Bursa’da üç perdeli maç izledik. Birinci perdede, yani ilk 45 dakikada Bursa’nın düşük moral değerleri ön plana çıktı:
Aniden ayrılan N’Diaye’nin de, beklenmedik bir sakatlık geçiren Basser’in de bölgeleri, takımın alternatifsiz yerleri... Üstüne üstlük taraftarın hâlâ kalacağını umut ettiği Ozan İpek’in de sürpriz Mersin yolculuğu tatları iyice kaçırmıştı. İlk 45’teki silik görüntü, Ozan’ı affetmeyen Ertuğrul Sağlam’ı daha da zor duruma düşürecek gibiydi.
Ama belli ki, Sağlam’ın böyle bir endişesi yoktu, ikinci devrede daha fazla risk almayı tercih etti. Bence bu cesur tavrıyla da neden özel bir teknik adam olduğunu bir kez daha ispat etti. Tecrübesizliği nedeniyle ilk yarıda sırıtan Şener’i çıkarıp kenarları Hakan-Vederson yapmak şöyle dursun, sahadaki genç oyuncu sayısını artırdı. 46’da oyuna dahil olan 94’lü Okan Deniz, ikinci devredeki etkili performansıyla ikili mücadeleden kaçan Sestak’tan daha fazla dakika almayı hak ettiğini gösterdi. 45-75 arası, yani ikinci perdede Bursa için her şey yolunda gitti aslında: Rakip yarı alana yıkılan oyun meyvelerini verdi, Okan-Batuhan’ın sahaya enjekte ettikleri enerji harikaydı. Bursa’da iki gol bulundu, mevsim bir anda kıştan bahara döndü.
Son çeyrekte, yani üçüncü perdedeyse futbolun çok basit bir gerçeği ön plana çıktı: Kaliteli futbol, kaliteli futbolcuyla oynanıyordu. Ligin en kaliteli oyuncularından Kuyt’a son bölümde oyuna dahil olan Sow desteği eklendi, iki yıldız futbolcu müsabakanın rüzgarını Fenerbahçeliler lehine çevirmeye yetti. Bu maçta bir kez daha gözüktü ki Fenerbahçe’nin orta sahadaki kalitesi tartışılabilir, ama topu bir biçimde Sow’la Kuyt’a aktardıkları sürece üç cephede yarışı sonuna kadar sürdürebilirler.

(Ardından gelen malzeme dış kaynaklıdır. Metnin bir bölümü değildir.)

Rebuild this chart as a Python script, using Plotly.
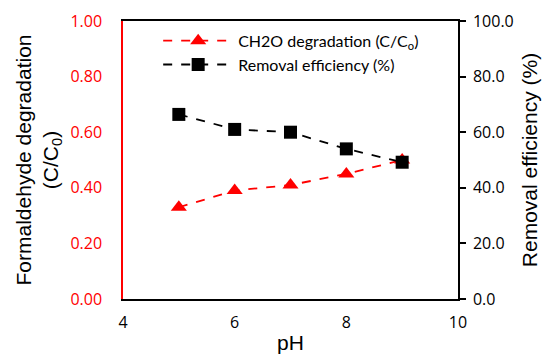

Üç cepheli yarışta daha fazla dakika almasını umut ettiğimiz süper Salih’inse Türk futboluna daha büyük hizmetler verebilmesi için önemli bir sorununu, kolay top kaybı problemini çözmesi gerek. Çünkü eğer bu kadar kolay top kaybetmeyi sürdürürse, kazandıkları da, yüksek kalitede kullandıkları da gölgede kalacak.